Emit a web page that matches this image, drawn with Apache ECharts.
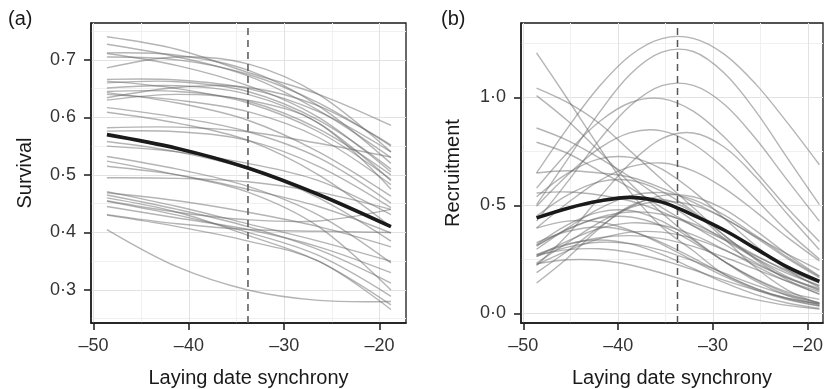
<!DOCTYPE html>
<html>
<head>
<meta charset="utf-8">
<script src="https://cdn.jsdelivr.net/npm/echarts@6/dist/echarts.min.js"></script>
<style>
  html, body { margin: 0; padding: 0; background: #fff; }
  #chart { width: 824px; height: 389px; }
</style>
</head>
<body>
<div id="chart"></div>
<script>
// ---- data ----
const X_TICKS = [-50, -40, -30, -20];
const SURV_TICKS = [0.3, 0.4, 0.5, 0.6, 0.7];
const RECR_TICKS = [0.0, 0.5, 1.0];

// axis extents of the two panels
const A_X_RANGE = [-50.27, -17.22];
const A_Y_RANGE = [0.2426, 0.764];
const B_X_RANGE = [-50.24, -18.42];
const B_Y_RANGE = [-0.0444, 1.344];

// (a) survival: curves sampled at these synchrony values
const X_A = [-48.6, -41.2, -33.8, -26.4, -18.8];
const SURV_MEAN = [0.570, 0.546, 0.512, 0.466, 0.410];
const SURV_CURVES = [
  [0.740, 0.718, 0.678, 0.640, 0.586],
  [0.727, 0.705, 0.672, 0.612, 0.530],
  [0.712, 0.708, 0.682, 0.620, 0.520],
  [0.705, 0.700, 0.675, 0.625, 0.550],
  [0.686, 0.705, 0.693, 0.640, 0.540],
  [0.711, 0.690, 0.655, 0.600, 0.505],
  [0.666, 0.665, 0.650, 0.610, 0.540],
  [0.660, 0.662, 0.645, 0.595, 0.510],
  [0.651, 0.655, 0.640, 0.590, 0.490],
  [0.645, 0.645, 0.628, 0.580, 0.500],
  [0.634, 0.652, 0.652, 0.620, 0.552],
  [0.630, 0.640, 0.630, 0.590, 0.475],
  [0.663, 0.650, 0.625, 0.575, 0.492],
  [0.643, 0.625, 0.595, 0.540, 0.463],
  [0.640, 0.630, 0.610, 0.565, 0.483],
  [0.617, 0.600, 0.575, 0.530, 0.451],
  [0.609, 0.590, 0.560, 0.500, 0.410],
  [0.582, 0.583, 0.575, 0.555, 0.531],
  [0.576, 0.575, 0.560, 0.515, 0.443],
  [0.558, 0.540, 0.510, 0.460, 0.385],
  [0.550, 0.540, 0.520, 0.490, 0.431],
  [0.532, 0.510, 0.480, 0.430, 0.347],
  [0.524, 0.500, 0.470, 0.410, 0.300],
  [0.515, 0.500, 0.475, 0.445, 0.399],
  [0.495, 0.494, 0.488, 0.470, 0.440],
  [0.471, 0.445, 0.415, 0.385, 0.350],
  [0.469, 0.455, 0.435, 0.410, 0.375],
  [0.465, 0.440, 0.410, 0.370, 0.312],
  [0.454, 0.430, 0.400, 0.360, 0.289],
  [0.445, 0.425, 0.405, 0.375, 0.330],
  [0.431, 0.415, 0.405, 0.402, 0.400],
  [0.430, 0.410, 0.385, 0.350, 0.266],
  [0.405, 0.340, 0.300, 0.282, 0.280],
  [0.455, 0.435, 0.422, 0.420, 0.440],
  [0.460, 0.435, 0.395, 0.350, 0.274]
];

// (b) recruitment
const X_B = [-48.6, -45.3, -42.0, -38.7, -35.4, -32.1, -28.8, -25.5, -22.2, -18.8];
const RECR_MEAN = [0.442, 0.487, 0.520, 0.537, 0.515, 0.455, 0.385, 0.300, 0.215, 0.148];
const RECR_CURVES = [
  [0.650, 0.860, 1.050, 1.195, 1.272, 1.273, 1.199, 1.061, 0.884, 0.688],
  [0.503, 0.715, 0.929, 1.108, 1.209, 1.212, 1.111, 0.935, 0.721, 0.503],
  [0.427, 0.611, 0.802, 0.962, 1.054, 1.055, 0.967, 0.808, 0.618, 0.427],
  [0.580, 0.746, 0.887, 0.976, 0.994, 0.936, 0.815, 0.656, 0.489, 0.333],
  [0.496, 0.642, 0.764, 0.837, 0.845, 0.784, 0.671, 0.528, 0.382, 0.252],
  [0.222, 0.365, 0.535, 0.696, 0.809, 0.835, 0.769, 0.631, 0.461, 0.295],
  [0.540, 0.649, 0.715, 0.722, 0.668, 0.566, 0.439, 0.313, 0.204, 0.119],
  [0.395, 0.512, 0.613, 0.679, 0.696, 0.660, 0.579, 0.470, 0.353, 0.243],
  [0.450, 0.549, 0.609, 0.616, 0.565, 0.473, 0.360, 0.249, 0.156, 0.088],
  [0.297, 0.396, 0.485, 0.544, 0.559, 0.527, 0.455, 0.360, 0.262, 0.171],
  [0.189, 0.290, 0.399, 0.493, 0.545, 0.540, 0.481, 0.383, 0.274, 0.173],
  [0.141, 0.258, 0.393, 0.499, 0.528, 0.467, 0.344, 0.211, 0.109, 0.045],
  [0.311, 0.391, 0.441, 0.446, 0.405, 0.329, 0.240, 0.157, 0.092, 0.048],
  [0.328, 0.380, 0.400, 0.380, 0.328, 0.256, 0.181, 0.116, 0.067, 0.035],
  [0.264, 0.307, 0.329, 0.323, 0.292, 0.243, 0.186, 0.131, 0.085, 0.050],
  [0.270, 0.295, 0.299, 0.282, 0.247, 0.202, 0.153, 0.108, 0.071, 0.043],
  [0.263, 0.336, 0.393, 0.419, 0.408, 0.363, 0.295, 0.219, 0.148, 0.090],
  [0.315, 0.389, 0.444, 0.469, 0.459, 0.415, 0.347, 0.269, 0.193, 0.126],
  [0.270, 0.318, 0.350, 0.360, 0.346, 0.310, 0.260, 0.204, 0.149, 0.100],
  [0.233, 0.328, 0.420, 0.490, 0.519, 0.501, 0.440, 0.351, 0.255, 0.166],
  [0.226, 0.291, 0.345, 0.376, 0.376, 0.347, 0.293, 0.228, 0.164, 0.106],
  [0.318, 0.411, 0.469, 0.476, 0.427, 0.339, 0.239, 0.149, 0.083, 0.039],
  [0.395, 0.427, 0.423, 0.384, 0.320, 0.244, 0.171, 0.109, 0.064, 0.034],
  [0.273, 0.322, 0.340, 0.322, 0.273, 0.208, 0.142, 0.087, 0.048, 0.023],
  [0.230, 0.248, 0.246, 0.224, 0.186, 0.142, 0.099, 0.064, 0.037, 0.020],
  [1.206, 0.990, 0.770, 0.560, 0.400, 0.290, 0.180, 0.115, 0.070, 0.045],
  [1.043, 0.975, 0.880, 0.750, 0.620, 0.490, 0.360, 0.255, 0.170, 0.110],
  [1.008, 0.890, 0.750, 0.600, 0.465, 0.345, 0.240, 0.160, 0.100, 0.065],
  [0.858, 0.800, 0.720, 0.630, 0.530, 0.430, 0.340, 0.255, 0.185, 0.130],
  [0.792, 0.740, 0.660, 0.580, 0.490, 0.405, 0.320, 0.235, 0.165, 0.115],
  [0.650, 0.660, 0.650, 0.630, 0.580, 0.515, 0.440, 0.355, 0.275, 0.200],
  [0.557, 0.562, 0.548, 0.520, 0.470, 0.405, 0.340, 0.265, 0.200, 0.140]
];

const VLINE_A = -33.8;
const VLINE_B = -33.75;

// ---- chart ----
const FONT = '"Liberation Sans", Arial, Helvetica, sans-serif';
const INK = '#1a1a1a';
const GRAY = 'rgba(105,105,105,0.5)';

const fmtX = v => String(v).replace('-', '\u2013');
const fmtY = v => v.toFixed(1).replace('.', '\u00b7');

function xAxis(gridIndex, range) {
  return {
    type: 'value', gridIndex, min: range[0], max: range[1], splitNumber: 3,
    name: 'Laying date synchrony', nameLocation: 'middle', nameGap: 45,
    nameTextStyle: { fontSize: 20, color: INK, fontFamily: FONT },
    axisLine: { show: true, onZero: false, lineStyle: { color: INK, width: 1.5 } },
    axisTick: { show: true, length: 7, customValues: X_TICKS, lineStyle: { color: INK, width: 1.5 } },
    axisLabel: { customValues: X_TICKS, margin: 14, fontSize: 18, color: '#333', fontFamily: FONT, formatter: fmtX },
    splitLine: { show: true, lineStyle: { color: '#e2e2e2', width: 1 } },
    minorTick: { show: false, splitNumber: 2 },
    minorSplitLine: { show: true, lineStyle: { color: '#f0f0f0', width: 1 } }
  };
}

function yAxis(gridIndex, range, ticks, name, nameGap, splitNumber) {
  return {
    type: 'value', gridIndex, min: range[0], max: range[1], splitNumber,
    name, nameLocation: 'middle', nameGap,
    nameTextStyle: { fontSize: 20, color: INK, fontFamily: FONT },
    axisLine: { show: true, onZero: false, lineStyle: { color: INK, width: 1.5 } },
    axisTick: { show: true, length: 7, customValues: ticks, lineStyle: { color: INK, width: 1.5 } },
    axisLabel: { customValues: ticks, margin: 15, fontSize: 18, color: '#333', fontFamily: FONT, formatter: fmtY },
    splitLine: { show: true, lineStyle: { color: '#e2e2e2', width: 1 } },
    minorTick: { show: false, splitNumber: 2 },
    minorSplitLine: { show: true, lineStyle: { color: '#f0f0f0', width: 1 } }
  };
}

// one custom series per group of curves; each data item is one curve
function curves(xs, list, idx, color, width, z) {
  return {
    type: 'custom', xAxisIndex: idx, yAxisIndex: idx, silent: true, z,
    data: list.map((c, k) => [xs[0], c[0], k]),
    encode: { x: 0, y: 1 },
    renderItem: (params, api) => {
      const c = list[api.value(2)];
      const points = xs.map((x, i) => api.coord([x, c[i]]));
      return {
        type: 'polyline',
        shape: { points, smooth: 0.35 },
        style: { stroke: color, lineWidth: width, fill: 'none' }
      };
    }
  };
}

function vline(x, yRange, idx) {
  return {
    type: 'line', xAxisIndex: idx, yAxisIndex: idx, silent: true, z: 3,
    data: [[x, yRange[0]], [x, yRange[1]]],
    showSymbol: false,
    lineStyle: { color: '#555', width: 1.5, type: [7, 5] }
  };
}

const chart = echarts.init(document.getElementById('chart'));
chart.setOption({
  animation: false,
  backgroundColor: '#fff',
  textStyle: { fontFamily: FONT },
  graphic: [
    { type: 'text', left: 8, top: 9, style: { text: '(a)', fontSize: 20, fill: INK, fontFamily: FONT } },
    { type: 'text', left: 441, top: 9, style: { text: '(b)', fontSize: 20, fill: INK, fontFamily: FONT } }
  ],
  grid: [
    { left: 91, top: 23, width: 315, height: 300, outerBoundsMode: 'none', containLabel: false,
      show: true, borderColor: INK, borderWidth: 1.3, backgroundColor: '#fff' },
    { left: 521, top: 23, width: 302, height: 300, outerBoundsMode: 'none', containLabel: false,
      show: true, borderColor: INK, borderWidth: 1.3, backgroundColor: '#fff' }
  ],
  xAxis: [xAxis(0, A_X_RANGE), xAxis(1, B_X_RANGE)],
  yAxis: [
    yAxis(0, A_Y_RANGE, SURV_TICKS, 'Survival', 56, 5),
    yAxis(1, B_Y_RANGE, RECR_TICKS, 'Recruitment', 58, 3)
  ],
  series: [
    curves(X_A, SURV_CURVES, 0, GRAY, 1.4, 2),
    vline(VLINE_A, A_Y_RANGE, 0),
    curves(X_A, [SURV_MEAN], 0, INK, 3.6, 4),
    curves(X_B, RECR_CURVES, 1, GRAY, 1.4, 2),
    vline(VLINE_B, B_Y_RANGE, 1),
    curves(X_B, [RECR_MEAN], 1, INK, 3.6, 4)
  ]
});
</script>
</body>
</html>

* * * *

Problem description -
Your task is to reproduce exactly the lines from the start of the data above through the line containing "const B_Y_RANGE = [-0.0444, 1.344];", leaving every picture out.

Reply -
Emit a web page that matches this image, drawn with Apache ECharts.
<!DOCTYPE html>
<html>
<head>
<meta charset="utf-8">
<script src="https://cdn.jsdelivr.net/npm/echarts@6/dist/echarts.min.js"></script>
<style>
  html, body { margin: 0; padding: 0; background: #fff; }
  #chart { width: 824px; height: 389px; }
</style>
</head>
<body>
<div id="chart"></div>
<script>
// ---- data ----
const X_TICKS = [-50, -40, -30, -20];
const SURV_TICKS = [0.3, 0.4, 0.5, 0.6, 0.7];
const RECR_TICKS = [0.0, 0.5, 1.0];

// axis extents of the two panels
const A_X_RANGE = [-50.27, -17.22];
const A_Y_RANGE = [0.2426, 0.764];
const B_X_RANGE = [-50.24, -18.42];
const B_Y_RANGE = [-0.0444, 1.344];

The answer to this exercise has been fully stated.